State support for Berkeley has declined steadily in the last five years. Direct state support now accounts for about 37 percent of Berkeley's budget, compared to 49 percent five years ago.

The tightened budgets have left their mark on the campus, with early faculty retirements since 1990 costing the university 10 percent of its faculty. In addition, there has been an increase in student fees of 117 percent between 1990 and 1994.

While the gifts alone cannot make up for these losses, they help steer the university toward a steadier financial course, less susceptible to the vagaries of state and federal budget-making.

"Without this kind of support, the Berkeley we know and love will not be able to deliver on its promise to educate our citizens into the new century," Tien said. The gifts are critical, he added, to Berkeley's ability to "hold down student fees and attract and retain the world's best and brightest faculty."
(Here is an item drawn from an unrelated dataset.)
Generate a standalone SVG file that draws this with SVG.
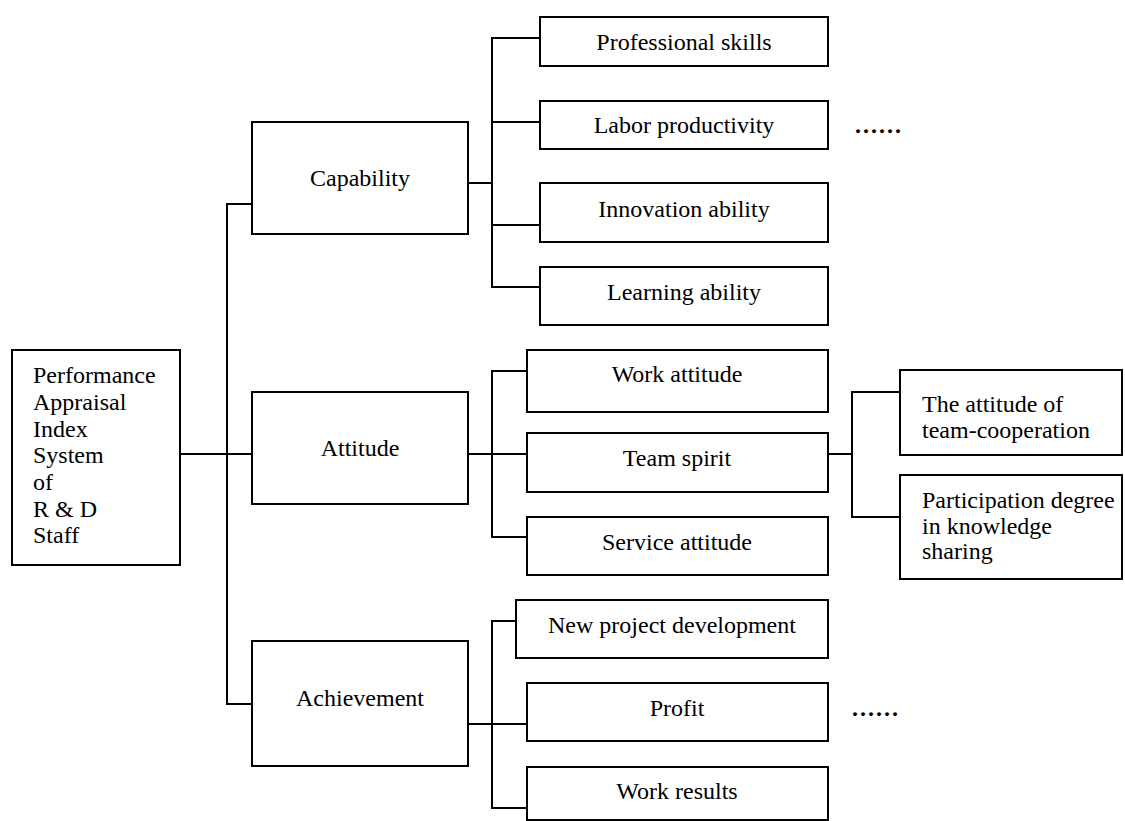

Alumni and friends gave the bulk of the 1994-95 support. Their contributions, along with bequests, made up 58 percent of all gifts to the campus. Corporations and foundations contributed the remainder of the private dollars.

The amount raised is more than $45 million over that collected last year and nearly $29 million above the university's previous one-year record in 1989-90, at the height of an earlier fund-raising drive.

Included in the $156 million:

o $25 million from an anonymous donor (the largest single gift ever to a UC campus) to be used at the discretion of the chancellor--$19 million to be used for the life and physical sciences and $6 million for endowments, including a distinguished professorship.

o $10 million from Evelyn and Walter A. Haas Jr. for a new student athletic and activity facility that will include an expanded basketball pavilion. Walter A. Haas Jr. is honorary chair of the board of Levi Strauss & Co. and a 1937 Berkeley graduate.

o $5 million from Patricia C. and F. Warren Hellman for research by junior faculty in the core disciplines. He is a partner in Hellman and Friedman and graduated from Berkeley in 1955.

o $5 million from an anonymous Bay Area corporation for the chancellor's priorities.

o $5 million from an anonymous donor as a challenge gift for the University Art Museum's endowment campaign.

The gifts also will help the campus reach its planned goal of raising $1 billion by the turn of the century in a campaign still in the planning stages, with an expected kickoff in the fall of 1996.

The campus has raised $831.5 million in private support in the past seven years. In 1990 Berkeley completed its first comprehensive capital campaign, which raised $468.6 million, making it the most successful capital campaign at a public university up to then.